Y esto es absolutamente trasladable a nuestras camas. Cuestionar los mitos sexuales es una de las mejores terapias que existen.
Un mito es aquel amante del que te acuerdas cada vez que las cosas se tuercen en tu alcoba. Un mito es el que traes a tu entrepierna, aunque el que esté en faena sea el de siempre. La de veces que hemos escuchado a nuestra amiga contar lo de aquel amante y la de veces que le ha añadido un adjetivo nuevo, una actitud más. Ahora imaginen que veinticinco años después ese amante que vivía a 7.000 kilómetros se presentara en la puerta de su casa. Los mitos los desmontamos porque no nos queda otra; igual que encontramos la explicación científica de por qué pueden producirse los cambios climatológicos, hartos de que nos cuenten milongas religiosas.

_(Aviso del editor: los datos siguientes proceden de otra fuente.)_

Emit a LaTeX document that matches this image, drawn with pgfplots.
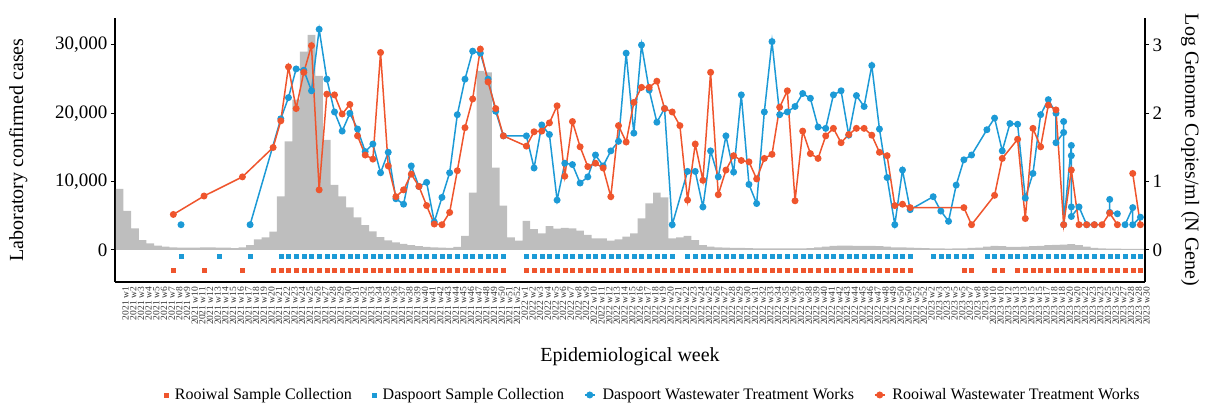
\documentclass[border=0pt]{standalone}
\usepackage{pgfplots}
\pgfplotsset{compat=1.18}
\usepackage{fontspec}
\setmainfont{Liberation Serif}
\definecolor{rred}{RGB}{239,85,45}
\definecolor{dblue}{RGB}{28,154,214}
\definecolor{bargray}{RGB}{190,190,190}
\pgfplotsset{
  common/.style={
    at={(0,0)}, anchor=south west,
    width=1030pt, height=264pt, scale only axis,
    xmin=-0.6, xmax=133.6,
    clip=false,
    scaled y ticks=false,
    tick align=outside,
    major tick length=4pt,
    every tick/.style={black, line width=1pt},
    axis line style={line width=1.3pt, black},
    ticklabel style={font=\fontsize{19}{22}\selectfont},
    label style={font=\fontsize{20}{24}\selectfont},
  },
  shortleg/.style={legend image code/.code={
    \draw[mark repeat=2,mark phase=2,##1] plot coordinates {(0pt,0pt) (5pt,0pt) (10pt,0pt)};}},
}
\begin{document}
\begin{tikzpicture}
\path[use as bounding box] (-115pt,-121pt) rectangle (1090pt,282pt);
\begin{axis}[common,
  ymin=-4683, ymax=33950,
  axis x line*=bottom, axis y line*=left,
  ytick={0,10000,20000,30000},
  yticklabels={0,{10,000},{20,000},{30,000}},
  xtick={0,1,...,133},
  xtick style={draw=none},
  xticklabel style={rotate=90, anchor=east, font=\fontsize{9.5}{10}\selectfont, text=black!80, inner sep=1pt, xshift=0pt, yshift=-6pt},
  xticklabel={\pgfmathtruncatemacro{\w}{\tick}\ifnum\w<52 2021 w\the\numexpr\w+1\relax\else\ifnum\w<104 2022 w\the\numexpr\w-51\relax\else 2023 w\the\numexpr\w-103\relax\fi\fi},
  xlabel={Epidemiological week},
  xlabel style={at={(axis description cs:0.5,-0.284)}, anchor=center},
  ylabel={Laboratory confirmed cases},
  ylabel style={at={(axis description cs:-0.094,0.5)}, anchor=center},
]
\addplot[ybar, bar width=1, fill=bargray, draw=none] table {
0 8930
1 5710
2 3170
3 1460
4 980
5 630
6 490
7 390
8 340
9 340
10 340
11 390
12 390
13 340
14 340
15 290
16 390
17 730
18 1560
19 1860
20 2700
21 7860
22 15900
23 22000
24 29030
25 31470
26 25480
27 16100
28 9520
29 7830
30 6220
31 4760
32 3640
33 2710
34 1900
35 1400
36 1100
37 900
38 700
39 550
40 450
41 380
42 330
43 320
44 450
45 2050
46 8400
47 26200
48 26000
49 12050
50 6500
51 1860
52 1370
53 4250
54 3040
55 2440
56 3510
57 3120
58 3220
59 3170
60 2830
61 2200
62 1710
63 1710
64 1370
65 1560
66 1950
67 2440
68 4640
69 6840
70 8400
71 7710
72 1710
73 1860
74 2050
75 1460
76 730
77 490
78 400
79 350
80 300
81 300
82 280
83 250
84 250
85 230
86 230
87 250
88 250
89 250
90 280
91 380
92 500
93 600
94 650
95 650
96 620
97 600
98 600
99 560
100 500
101 400
102 380
103 330
104 300
105 280
106 250
107 230
108 200
109 220
110 250
111 300
112 350
113 500
114 600
115 550
116 450
117 450
118 500
119 550
120 600
121 700
122 750
123 800
124 850
125 700
126 500
127 300
128 250
129 200
130 200
131 180
132 170
133 150
};
\end{axis}
\begin{axis}[common,
  ymin=-0.4683, ymax=3.395,
  axis x line=none, axis y line*=right,
  ytick={0,1,2,3}, yticklabels={0,1,2,3},
  ylabel={Log Genome Copies/ml (N Gene)},
  ylabel style={at={(axis description cs:1.0437,0.5)}, anchor=center, rotate=180},
  unbounded coords=jump,
  legend columns=4,
  legend style={at={(axis description cs:0.522,-0.428)}, anchor=center, draw=none, fill=none,
    font=\fontsize{16}{19}\selectfont,
    /tikz/every odd column/.append style={column sep=5pt},
    /tikz/every even column/.append style={column sep=18pt}},
  shortleg,
]
\addplot[only marks, mark=square*, mark size=2pt, color=rred] coordinates {
(7,-0.3)(11,-0.3)(16,-0.3)
(20,-0.3)(21,-0.3)(22,-0.3)(23,-0.3)(24,-0.3)(25,-0.3)(26,-0.3)(27,-0.3)(28,-0.3)(29,-0.3)
(30,-0.3)(31,-0.3)(32,-0.3)(33,-0.3)(34,-0.3)(35,-0.3)(36,-0.3)(37,-0.3)(38,-0.3)(39,-0.3)
(40,-0.3)(41,-0.3)(42,-0.3)(43,-0.3)(44,-0.3)(45,-0.3)(46,-0.3)(47,-0.3)(48,-0.3)(49,-0.3)
(50,-0.3)(53,-0.3)(54,-0.3)(55,-0.3)(56,-0.3)(57,-0.3)(58,-0.3)(59,-0.3)
(60,-0.3)(61,-0.3)(62,-0.3)(63,-0.3)(64,-0.3)(65,-0.3)(66,-0.3)(67,-0.3)(68,-0.3)(69,-0.3)
(70,-0.3)(71,-0.3)(72,-0.3)(73,-0.3)(74,-0.3)(75,-0.3)(76,-0.3)(77,-0.3)(78,-0.3)(79,-0.3)
(80,-0.3)(81,-0.3)(82,-0.3)(83,-0.3)(84,-0.3)(85,-0.3)(86,-0.3)(87,-0.3)(88,-0.3)(89,-0.3)
(90,-0.3)(91,-0.3)(92,-0.3)(93,-0.3)(94,-0.3)(95,-0.3)(96,-0.3)(97,-0.3)(98,-0.3)(99,-0.3)
(100,-0.3)(101,-0.3)(102,-0.3)(103,-0.3)
(110,-0.3)(111,-0.3)(114,-0.3)(115,-0.3)
(117,-0.3)(118,-0.3)(119,-0.3)(120,-0.3)(121,-0.3)(122,-0.3)(123,-0.3)(124,-0.3)(125,-0.3)
(126,-0.3)(127,-0.3)(128,-0.3)(129,-0.3)(130,-0.3)(131,-0.3)(132,-0.3)(133,-0.3)
};
\addlegendentry{Rooiwal Sample Collection}
\addplot[only marks, mark=square*, mark size=2pt, color=dblue] coordinates {
(8,-0.09)(13,-0.09)(17,-0.09)
(21,-0.09)(22,-0.09)(23,-0.09)(24,-0.09)(25,-0.09)(26,-0.09)(27,-0.09)(28,-0.09)(29,-0.09)
(30,-0.09)(31,-0.09)(32,-0.09)(33,-0.09)(34,-0.09)(35,-0.09)(36,-0.09)(37,-0.09)(38,-0.09)(39,-0.09)
(40,-0.09)(41,-0.09)(42,-0.09)(43,-0.09)(44,-0.09)(45,-0.09)(46,-0.09)(47,-0.09)(48,-0.09)(49,-0.09)
(50,-0.09)(53,-0.09)(54,-0.09)(55,-0.09)(56,-0.09)(57,-0.09)(58,-0.09)(59,-0.09)
(60,-0.09)(61,-0.09)(62,-0.09)(63,-0.09)(64,-0.09)(65,-0.09)(66,-0.09)(67,-0.09)(68,-0.09)(69,-0.09)
(70,-0.09)(71,-0.09)(72,-0.09)(74,-0.09)(75,-0.09)(76,-0.09)(77,-0.09)(78,-0.09)(79,-0.09)
(80,-0.09)(81,-0.09)(82,-0.09)(83,-0.09)(84,-0.09)(85,-0.09)(86,-0.09)(87,-0.09)(88,-0.09)(89,-0.09)
(90,-0.09)(91,-0.09)(92,-0.09)(93,-0.09)(94,-0.09)(95,-0.09)(96,-0.09)(97,-0.09)(98,-0.09)(99,-0.09)
(100,-0.09)(101,-0.09)(102,-0.09)(103,-0.09)
(106,-0.09)(107,-0.09)(108,-0.09)(109,-0.09)(110,-0.09)(111,-0.09)
(113,-0.09)(114,-0.09)(115,-0.09)(116,-0.09)(117,-0.09)(118,-0.09)(119,-0.09)(120,-0.09)(121,-0.09)
(122,-0.09)(123,-0.09)(124,-0.09)(125,-0.09)(126,-0.09)(127,-0.09)(128,-0.09)(129,-0.09)(130,-0.09)
(131,-0.09)(132,-0.09)(133,-0.09)
};
\addlegendentry{Daspoort Sample Collection}
\addplot[color=dblue, line width=1.5pt, mark=*, mark size=2.7pt] table {
8 0.37
nan nan
17 0.37
21 1.92
22 2.23
23 2.65
24 2.63
25 2.33
26 3.23
27 2.50
28 2.02
29 1.74
30 2.00
31 1.77
32 1.44
33 1.55
34 1.13
35 1.43
36 0.75
37 0.67
38 1.23
39 0.93
40 0.99
41 0.41
42 0.77
43 1.13
44 1.98
45 2.50
46 2.91
47 2.88
48 2.50
49 2.03
50 1.67
53 1.67
54 1.20
55 1.83
56 1.69
57 0.73
58 1.27
59 1.25
60 0.98
61 1.07
62 1.39
63 1.23
64 1.45
65 1.59
66 2.88
67 1.71
68 3.00
69 2.34
70 1.87
71 2.07
72 0.37
74 1.15
75 1.15
76 0.63
77 1.45
78 1.07
79 1.67
80 1.14
81 2.27
82 0.96
83 0.68
84 2.02
85 3.05
86 1.98
87 2.02
88 2.10
89 2.29
90 2.22
91 1.80
92 1.78
93 2.27
94 2.33
95 1.68
96 2.26
97 2.10
98 2.70
99 1.77
100 1.06
101 0.37
102 1.17
103 0.59
106 0.78
107 0.57
108 0.42
109 0.95
110 1.32
111 1.39
113 1.76
114 1.93
115 1.45
116 1.85
117 1.84
118 0.76
119 1.12
120 1.98
121 2.20
122 2.00
122 1.57
123 1.72
123 1.88
123 0.37
124 1.53
124 1.38
124 0.63
124 0.49
125 0.63
126 0.37
127 0.37
nan nan
129 0.74
129 0.55
130 0.53
nan nan
131 0.37
132 0.62
132 0.37
133 0.48
};
\addlegendentry{Daspoort Wastewater Treatment Works}
\addplot[color=rred, line width=1.5pt, mark=*, mark size=2.7pt] table {
7 0.52
11 0.79
16 1.07
20 1.50
21 1.89
22 2.68
23 2.07
24 2.60
25 2.99
26 0.88
27 2.28
28 2.27
29 1.99
30 2.13
31 1.67
32 1.39
33 1.33
34 2.89
35 1.23
36 0.78
37 0.88
38 1.11
39 0.93
40 0.65
41 0.38
42 0.37
43 0.55
44 1.16
45 1.79
46 2.21
47 2.94
48 2.46
49 2.07
50 1.67
53 1.52
54 1.73
55 1.74
56 1.86
57 2.11
58 1.08
59 1.88
60 1.51
61 1.22
62 1.27
63 1.20
64 0.78
65 1.82
66 1.58
67 2.16
68 2.38
69 2.38
70 2.47
71 2.07
72 2.02
73 1.82
74 0.73
75 1.55
76 1.02
77 2.60
78 0.81
79 1.17
80 1.38
81 1.31
82 1.29
83 1.04
84 1.34
85 1.40
86 2.09
87 2.33
88 0.72
89 1.74
90 1.41
91 1.34
92 1.67
93 1.78
94 1.57
95 1.69
96 1.78
97 1.78
98 1.68
99 1.43
100 1.38
101 0.65
102 0.67
103 0.62
110 0.62
111 0.37
114 0.80
115 1.34
117 1.62
118 0.46
119 1.78
120 1.51
121 2.12
122 2.05
123 0.37
124 1.17
125 0.37
126 0.37
127 0.37
128 0.37
129 0.54
130 0.37
nan nan
132 1.12
133 0.37
};
\addlegendentry{Rooiwal Wastewater Treatment Works}
\end{axis}
\end{tikzpicture}
\end{document}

Sería bueno que nos enseñaran como fuera a que valoráramos a nuestros amantes no solo por la calidad de sus empotramientos, sino también por su comportamiento con nosotras. Agradecería que entre los baremos con los que evaluamos a nuestros amantes no solo apreciáramos el tamaño de la bendita verga. Con suerte, alguien se acuerda de aquello de que para amar había que sufrir ha provocado que muchas mujeres maltratadas repitan el patrón de hombre del que se enamoran. El sometimiento de mujeres aspirando a ser princesas les ha salido durante años. Sexoafectivamente, estamos en bragas. Por eso, si se nos presenta el amante aquel de hace veintiún años, no queda otra que enterarse de si es de verdad tan bueno.
Ya no me vale el argumento de que "esto" sean veintitrés centímetros.